The Gujarat High Court on Tuesday proposed framing ‘contempt of court’ charges against former Gujarat law minister Dilip Sanghani for his alleged derogatory remarks against the judiciary at a public meeting in Jamnagar district in 2012. A two-judge bench of the Court, comprising Justice M R Shah and Justice R P Dholeria, proposed framing of charges against Sanghani and posted the case for further hearing to June 26. Sanghani has also filed an affidavit taking preliminary objection against contempt of court proceedings against him.
The issue pertains to a public speech made by Sanghani in Jamnagar on June 2, 2012 when he was the Law Minister of Gujarat. In that speech, Sanghani had stated that he was speaking as a Law Minister and that judiciary was required to be restrained.
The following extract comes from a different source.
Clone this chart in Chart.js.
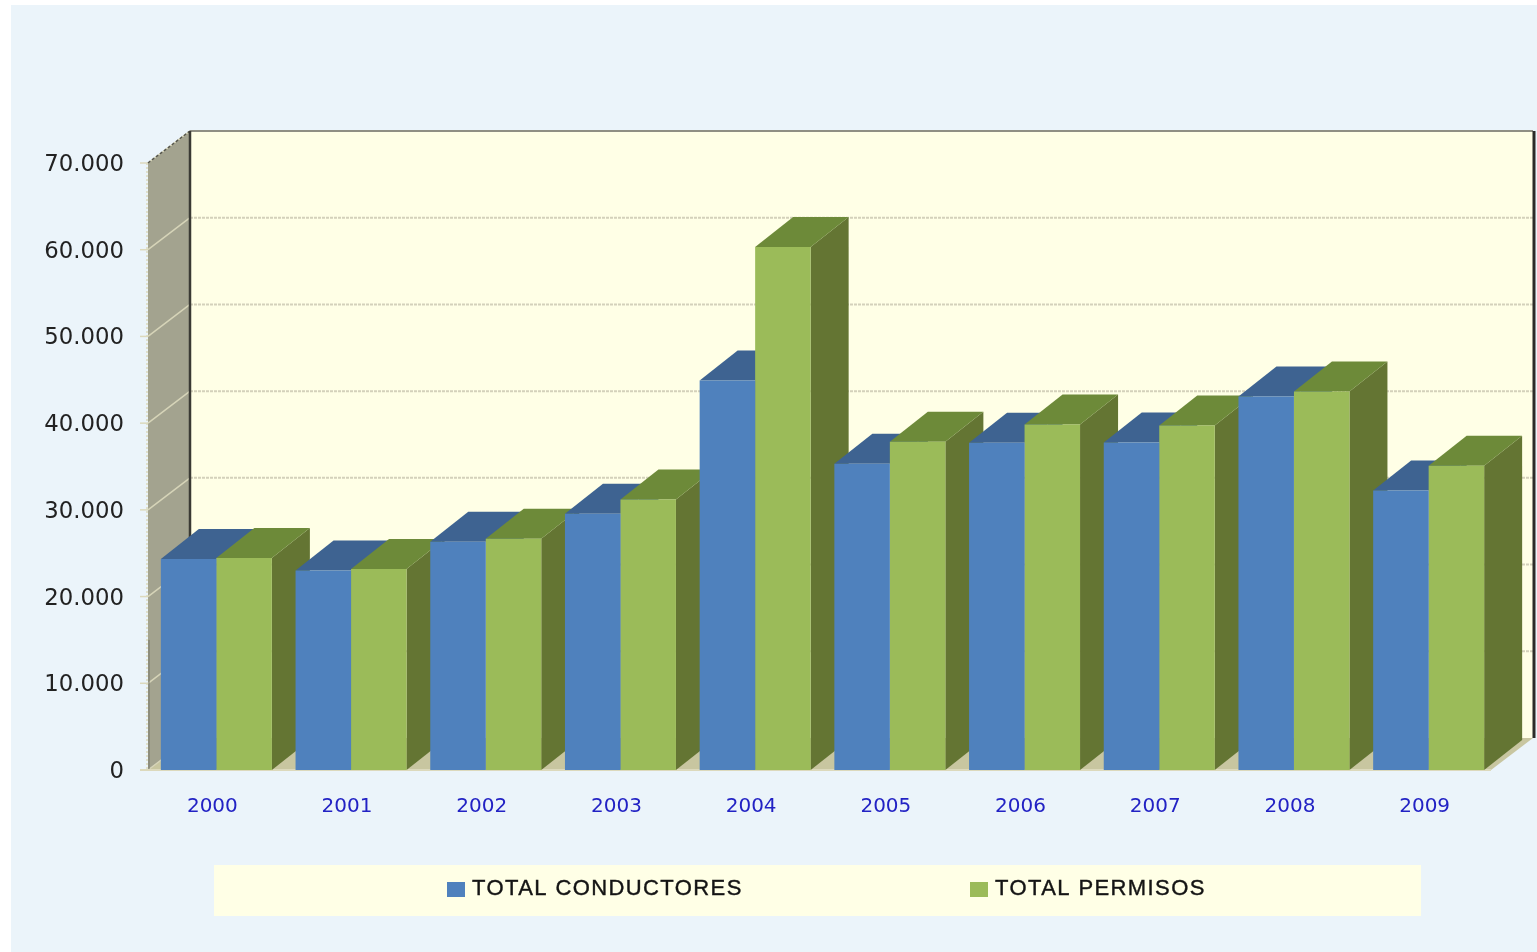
<!DOCTYPE html>
<html>
<head>
<meta charset="utf-8">
<title>Conductores y permisos</title>
<style>
    html, body { margin: 0; padding: 0; background: #ffffff; overflow: hidden; }
    #chart-wrap { width: 1537px; height: 952px; }
</style>
<script src="https://cdn.jsdelivr.net/npm/chart.js@4"></script>
</head>
<body>
<div id="chart-wrap"><canvas id="permisos-chart" width="1537" height="952"></canvas></div>
<script>
const years = ['2000', '2001', '2002', '2003', '2004', '2005', '2006', '2007', '2008', '2009'];
const totalConductores = [24330, 23010, 26330, 29560, 44920, 35330, 37730, 37760, 43070, 32220];
const totalPermisos = [24450, 23180, 26670, 31180, 60310, 37840, 39840, 39720, 43650, 35100];
const seriesNames = ['TOTAL CONDUCTORES', 'TOTAL PERMISOS'];

// Fake 3D depth, in pixels
const WALL_DX = 42;
const WALL_DY = 32;
const BAR_DX = 38;
const BAR_DY = 30;

const polygon = (ctx, points, fill) => {
    ctx.beginPath();
    points.forEach(([x, y], i) => (i === 0 ? ctx.moveTo(x, y) : ctx.lineTo(x, y)));
    ctx.closePath();
    ctx.fillStyle = fill;
    ctx.fill();
};

const line = (ctx, x1, y1, x2, y2, color, width, dash) => {
    ctx.beginPath();
    ctx.setLineDash(dash || []);
    ctx.moveTo(x1, y1);
    ctx.lineTo(x2, y2);
    ctx.strokeStyle = color;
    ctx.lineWidth = width;
    ctx.stroke();
    ctx.setLineDash([]);
};

const panelPlugin = {
    id: 'panel',
    beforeDraw(chart) {
        const { ctx, width, height } = chart;
        ctx.save();
        ctx.fillStyle = '#ebf4fa';
        ctx.fillRect(11, 5, width - 11, height - 5);
        ctx.restore();
    }
};

// Walls and floor, placed from the chart's own y scale
const wallsPlugin = {
    id: 'walls',
    beforeDatasetsDraw(chart) {
        const { ctx, scales: { y }, chartArea } = chart;
        const frontLeft = chartArea.left - 1;
        const backLeft = frontLeft + WALL_DX;
        const backRight = chart.width - 4;
        const frontTop = y.getPixelForValue(70000);
        const frontBottom = y.getPixelForValue(0);

        ctx.save();
        polygon(ctx, [
            [backLeft, frontTop - WALL_DY], [backRight, frontTop - WALL_DY],
            [backRight, frontBottom - WALL_DY], [backLeft, frontBottom - WALL_DY]
        ], '#ffffe6');
        polygon(ctx, [
            [frontLeft, frontTop], [backLeft, frontTop - WALL_DY],
            [backLeft, frontBottom - WALL_DY], [frontLeft, frontBottom]
        ], '#a3a38f');
        polygon(ctx, [
            [frontLeft, frontBottom], [backLeft, frontBottom - WALL_DY],
            [backRight, frontBottom - WALL_DY], [backRight - WALL_DX, frontBottom]
        ], '#c8c6a0');

        y.ticks.forEach((tick) => {
            const py = y.getPixelForValue(tick.value);
            line(ctx, frontLeft - 8, py, frontLeft, py, '#dcd9bc', 1.5);
            line(ctx, frontLeft, py, backLeft, py - WALL_DY, '#d6d4b8', 1.5);
            if (tick.value > 0 && tick.value < 70000) {
                line(ctx, backLeft, py - WALL_DY, backRight, py - WALL_DY, '#d4d1bb', 2, [3, 1]);
            }
        });
        line(ctx, backLeft, frontTop - WALL_DY, backRight, frontTop - WALL_DY, '#8f8f84', 2);
        line(ctx, frontLeft, frontTop, backLeft, frontTop - WALL_DY, '#55554c', 1.5, [3, 2]);
        line(ctx, backLeft, frontTop - WALL_DY, backLeft, frontBottom - WALL_DY, '#3a3a34', 2.5);
        line(ctx, backRight + 1, frontTop - WALL_DY, backRight + 1, frontBottom - WALL_DY, '#2b2b28', 3);
        line(ctx, frontLeft - 1, frontTop, frontLeft - 1, frontBottom, '#dcd9bc', 1.5, [2, 2]);
        line(ctx, frontLeft + 1, y.getPixelForValue(15000), frontLeft + 1, frontBottom, '#77776a', 1);
        line(ctx, frontLeft - 8, frontBottom, backRight - WALL_DX, frontBottom, '#dcd9bc', 2);
        ctx.restore();
    }
};

// Top and side faces of each bar, taken from the bar elements, left to right
const barFacesPlugin = {
    id: 'barFaces',
    beforeDatasetsDraw(chart) {
        const { ctx } = chart;
        const faces = [
            { top: '#3e6391', side: '#3e6391' },
            { top: '#6d8a39', side: '#647533' }
        ];
        ctx.save();
        years.forEach((year, i) => {
            chart.data.datasets.forEach((dataset, d) => {
                const bar = chart.getDatasetMeta(d).data[i];
                const left = bar.x - bar.width / 2;
                const right = bar.x + bar.width / 2;
                polygon(ctx, [
                    [right, bar.y], [right + BAR_DX, bar.y - BAR_DY],
                    [right + BAR_DX, bar.base - BAR_DY], [right, bar.base]
                ], faces[d].side);
                polygon(ctx, [
                    [left, bar.y], [left + BAR_DX, bar.y - BAR_DY],
                    [right + BAR_DX, bar.y - BAR_DY], [right, bar.y]
                ], faces[d].top);
            });
        });
        ctx.restore();
    }
};

// Legend box with its wide gap, drawn from the datasets
const legendBoxPlugin = {
    id: 'legendBox',
    afterDraw(chart) {
        const { ctx } = chart;
        const squareX = [447, 970];
        ctx.save();
        ctx.fillStyle = '#ffffe6';
        ctx.fillRect(214, 865, 1207, 51);
        ctx.font = '22px "Liberation Sans"';
        ctx.letterSpacing = '1.4px';
        ctx.textBaseline = 'middle';
        chart.data.datasets.forEach((dataset, d) => {
            ctx.fillStyle = dataset.backgroundColor;
            ctx.fillRect(squareX[d], 882, 18, 15);
            ctx.fillStyle = '#141414';
            ctx.strokeStyle = '#141414';
            ctx.lineWidth = 0.4;
            ctx.fillText(dataset.label, squareX[d] + 25, 889);
            ctx.strokeText(dataset.label, squareX[d] + 25, 889);
        });
        ctx.restore();
    }
};

const renderPermisosChart = () => {
    const ctx = document.querySelector('canvas#permisos-chart').getContext('2d');

    return new Chart(ctx, {
        type: 'bar',
        data: {
            labels: years,
            datasets: [
                { label: seriesNames[0], data: totalConductores, backgroundColor: '#4f81bd', borderWidth: 0 },
                { label: seriesNames[1], data: totalPermisos, backgroundColor: '#9bbb59', borderWidth: 0 }
            ]
        },
        options: {
            responsive: false,
            animation: false,
            layout: {
                padding: { top: 163, right: 41, bottom: 122, left: 0 }
            },
            datasets: {
                bar: { barPercentage: 1, categoryPercentage: 0.824 }
            },
            plugins: {
                legend: { display: false },
                tooltip: { enabled: false }
            },
            scales: {
                x: {
                    grid: { display: false, drawTicks: false },
                    border: { display: false },
                    afterFit: (scale) => { scale.height = 60; },
                    ticks: {
                        color: '#2222c4',
                        padding: 25,
                        labelOffset: -4,
                        maxRotation: 0,
                        font: { family: 'DejaVu Sans', size: 20 }
                    }
                },
                y: {
                    min: 0,
                    max: 70000,
                    grid: { display: false, drawTicks: false },
                    border: { display: false },
                    afterFit: (scale) => { scale.width = 149; },
                    ticks: {
                        stepSize: 10000,
                        color: '#222222',
                        padding: 25,
                        labelOffset: 2,
                        font: { family: 'DejaVu Sans', size: 22.8 },
                        callback: (value) => value.toLocaleString('de-DE')
                    }
                }
            }
        },
        plugins: [panelPlugin, wallsPlugin, barFacesPlugin, legendBoxPlugin]
    });
};

document.addEventListener('DOMContentLoaded', () => {
    renderPermisosChart();
});
</script>
</body>
</html>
Against this speech, a petition was filed by one Rajendra Mistry, seeking contempt of court proceedings against Sanghani. Mistry sought criminal contempt of court proceedings against Sanghani. Acting on the petition, HC had issued notice to Sanghani on March 27, 2014.
Sanghani has filed preliminary objections against the proceedings mainly on two grounds. One of them is that under the provisions of the Contempt of the Courts Act, the proceedings have to be initiated within 12 months of the alleged act. \”…the contempt is alleged to have committed on 2.6.2012 at Jamnagar and this court initiated proceedings for contempt on 27.3.2014. I therefore, say that the proceedings initiated for the alleged contempt is after more than one year, the period which is stipulated under…the act…,” Sanghani said in his affidavit before the court.
Raising another objection, Sanghani had stated that the proceeding has to be dropped since the Advocate General of Gujarat, Kamal Trivedi, has not given his consent to the proceeding which is mandatory under the law.
Interestingly, the petitioner had moved the court without getting consent of the Advocate General while asking the court to initiate suo motu contempt proceedings against Sanghani. For not waiting to get the Advocate General’s consent, the petitioner had stated, “The opponent being the current Law Minister of the State of Gujarat, it would be an embarrassing situation for the Advocate General to accord consent against the highest law functionary of the State although the post of Advocate General is a constitutional post and he is supposed to act independently.”
Later, the petitioner had sought Advocate General’s consent for initiating the proceedings. But, when he did not receive the reply of the Advocate General, the petitioner moved another affidavit before the court. Subsequently, Trivedi had, in a letter written to the petitioner dated February 19, 2014 — a copy of which is available with The Indian Express — refused to give any decision on the petitioner’s application, stating, “…it clearly appears that the applicant carries an apprehension that seeking consent would be an exercise in futility…Therefore,…I deem it proper not to take any decision in the matter in that, no useful purpose will be served in exercising the function under…the Act at all.”